A samosa with a soft, flavorful filling coated with a crispy fried outer layer sits on a plate next to chicken bathed in an eccentric orange sauce of cream and spice, known as chicken tikka masala. In a bowl directly next to the plate, a stack of naan serves as a vehicle to sop up this delicious masala sauce. Catchy Indian music fills the air. In this massive dining hall, elegant lamps hang from the ceiling on either side. Perched behind the bar at the back of the restaurant on a recent Tuesday afternoon, Manjit Singh gazed over the scene with a prideful eye.

“In general, what sets this restaurant apart is that it has stood time,” said Singh, the owner of Jackson Diner, located in Jackson Heights New York. “We slowly built a fanbase over all those years.”

The Jackson Diner has been a beacon in the Jackson Heights community for over thirty years. Bringing a diverse group of people together since 1983, the diner holds a special place in the heart of all that live here. The Jackson Diner is a fundamental piece to the community’s puzzle. Starting as an American diner in 1980, it slowly morphed into an Indian restaurant after it was bought by Singh’s father in 1983.

The decor of the Jackson Diner reflects the calming atmosphere of the restaurant. (Tori Lubin / School of the New York Times)

The makeup of the Jackson Heights neighborhood was beginning to change by the time that Singh’s father bought the diner.

“In ’83 there were only three or four Indian stores on this block,” Singh said. “Now the whole block is pretty much Indian stores.”
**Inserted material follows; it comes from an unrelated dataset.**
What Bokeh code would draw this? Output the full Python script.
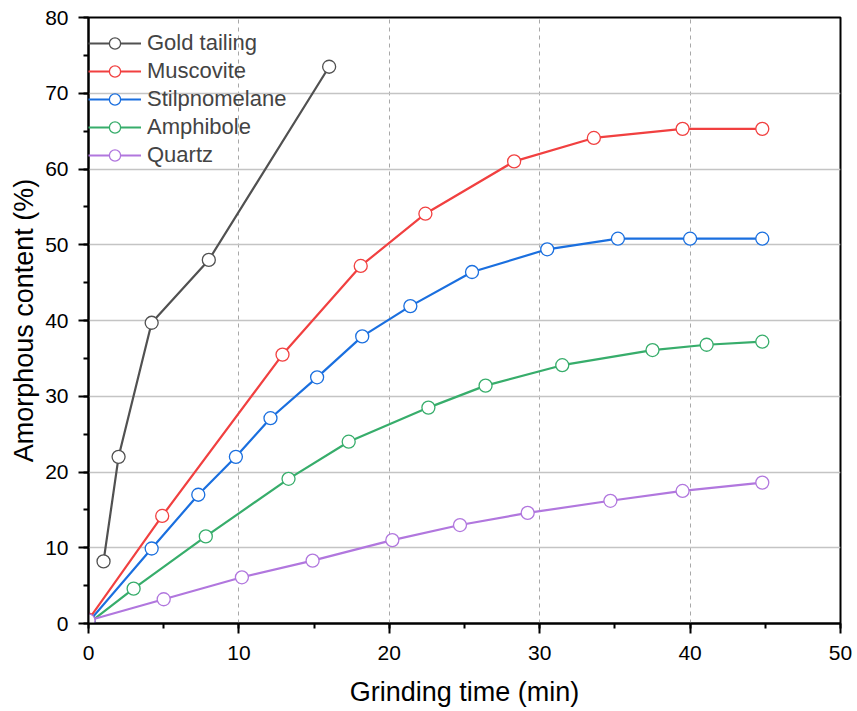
from bokeh.plotting import figure
from bokeh.models import Range1d, SingleIntervalTicker, Legend, LegendItem
from bokeh.embed import file_html
from bokeh.resources import INLINE

# ---- data ----
series_names = ["Gold tailing", "Muscovite", "Stilpnomelane", "Amphibole", "Quartz"]

gold_x = [1.0, 2.0, 4.2, 8.0, 16.0]
gold_y = [8.2, 22.0, 39.7, 48.0, 73.5]

muscovite_x = [0, 4.9, 12.9, 18.1, 22.4, 28.3, 33.6, 39.5, 44.8]
muscovite_y = [0.5, 14.2, 35.5, 47.2, 54.1, 61.0, 64.1, 65.3, 65.3]

stilp_x = [0, 4.2, 7.3, 9.8, 12.1, 15.2, 18.2, 21.4, 25.5, 30.5, 35.2, 40.0, 44.8]
stilp_y = [0.2, 9.9, 17.0, 22.0, 27.1, 32.5, 37.9, 41.9, 46.4, 49.4, 50.8, 50.8, 50.8]

amph_x = [0, 3.0, 7.8, 13.3, 17.3, 22.6, 26.4, 31.5, 37.5, 41.1, 44.8]
amph_y = [0.0, 4.6, 11.5, 19.1, 24.0, 28.5, 31.4, 34.1, 36.1, 36.8, 37.2]

quartz_x = [0, 5.0, 10.2, 14.9, 20.2, 24.7, 29.2, 34.7, 39.5, 44.8]
quartz_y = [0.4, 3.2, 6.1, 8.3, 11.0, 13.0, 14.6, 16.2, 17.5, 18.6]

colors = ["#515151", "#F14040", "#1A6FDF", "#37AD6B", "#B177DE"]

FONT = "Liberation Sans"

p = figure(width=857, height=711, output_backend="svg", toolbar_location=None,
           x_range=Range1d(0, 50), y_range=Range1d(0, 80),
           min_border_left=88, min_border_right=17, min_border_top=17, min_border_bottom=88)

p.outline_line_color = "black"
p.outline_line_width = 2
p.background_fill_color = "white"
p.border_fill_color = "white"

xt = SingleIntervalTicker(interval=10, num_minor_ticks=2)
yt = SingleIntervalTicker(interval=10, num_minor_ticks=2)
p.xaxis.ticker = xt
p.yaxis.ticker = yt
p.xgrid.ticker = xt
p.ygrid.ticker = yt

p.xgrid.grid_line_color = "#a8a8a8"
p.xgrid.grid_line_dash = "4 4"
p.xgrid.grid_line_width = 1
p.ygrid.grid_line_color = "#c4c4c4"
p.ygrid.grid_line_width = 1.3

for ax in (p.xaxis[0], p.yaxis[0]):
    ax.axis_line_width = 2
    ax.axis_line_color = "black"
    ax.major_tick_line_width = 2
    ax.minor_tick_line_width = 2
    ax.major_tick_out = 10
    ax.major_tick_in = 0
    ax.minor_tick_out = 5
    ax.minor_tick_in = 0
    ax.major_label_text_font = FONT
    ax.major_label_text_font_size = "21px"
    ax.major_label_text_color = "black"
    ax.axis_label_text_font = FONT
    ax.axis_label_text_font_size = "27px"
    ax.axis_label_text_font_style = "normal"
    ax.axis_label_text_color = "black"

p.xaxis.axis_label = "Grinding time (min)"
p.yaxis.axis_label = "Amorphous content (%)"
p.xaxis.major_label_standoff = 12
p.yaxis.major_label_standoff = 10
p.xaxis.axis_label_standoff = 14
p.yaxis.axis_label_standoff = 3

xs = [gold_x, muscovite_x, stilp_x, amph_x, quartz_x]
ys = [gold_y, muscovite_y, stilp_y, amph_y, quartz_y]

items = []
for name, x, y, c in zip(series_names, xs, ys, colors):
    r1 = p.line(x, y, line_color=c, line_width=2.2)
    r2 = p.scatter(x, y, marker="circle", size=13, fill_color="white",
                   line_color=c, line_width=1.3)
    items.append(LegendItem(label=name, renderers=[r1, r2]))

legend = Legend(items=items, location=(0, 454), padding=0, margin=0,
                spacing=0, glyph_width=53, glyph_height=28, label_height=28,
                label_standoff=6, border_line_color=None,
                background_fill_alpha=0.0,
                label_text_font=FONT, label_text_font_size="22px")
p.add_layout(legend)

open("out.html", "w").write(file_html(p, INLINE))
When Singh’s father took ownership, he planned to change the name to one that would reflect the change in menu. But those plans were never executed.

“People started knowing Jackson Diner for Indian food, so they would come for that,” Singh explained.

There was another, more practical reason to keep the name too.

“The building was going through renovation and didn’t have a sign for what ended up being six months,” Singh said, chuckling. “So they just took the old Jackson Diner sign and put it back up.”

The diner is not only a source of pride for Singh, but for the community as a whole.

“It’s number one in the area,” said Darun Bate, who works in inventory at the Indian-owned and operated Patel Brothers supermarket nearby.

Manjabi, who also works at Patel Brothers but declined to give his last name, flashed a gap-toothed smile when talking about the restaurant. He gingerly handled the can he was stacking in the aisle as he spoke.

Jackson Diner is a “very nice, good restaurant,” he said.

Other members of the Jackson Heights community also hold the Jackson Diner in high esteem.

Draped in vibrant yellow and orange colored cloth with her dark hair wrapped in an elaborate bun, Mone, an employee from a clothing store nearby, is one of these people, calling the diner a “good representation” of the Jackson Heights community.

“Every time I go it’s comfortable,” said Mone, who also declined to give her last name.

The quality of the Jackson Diner restaurant has caused it to be a standout in the community to both residents and visitors alike. New York Mayor Michael Bloomberg, and Bill and Hillary Clinton are just a few prominent figures who have eaten at the diner.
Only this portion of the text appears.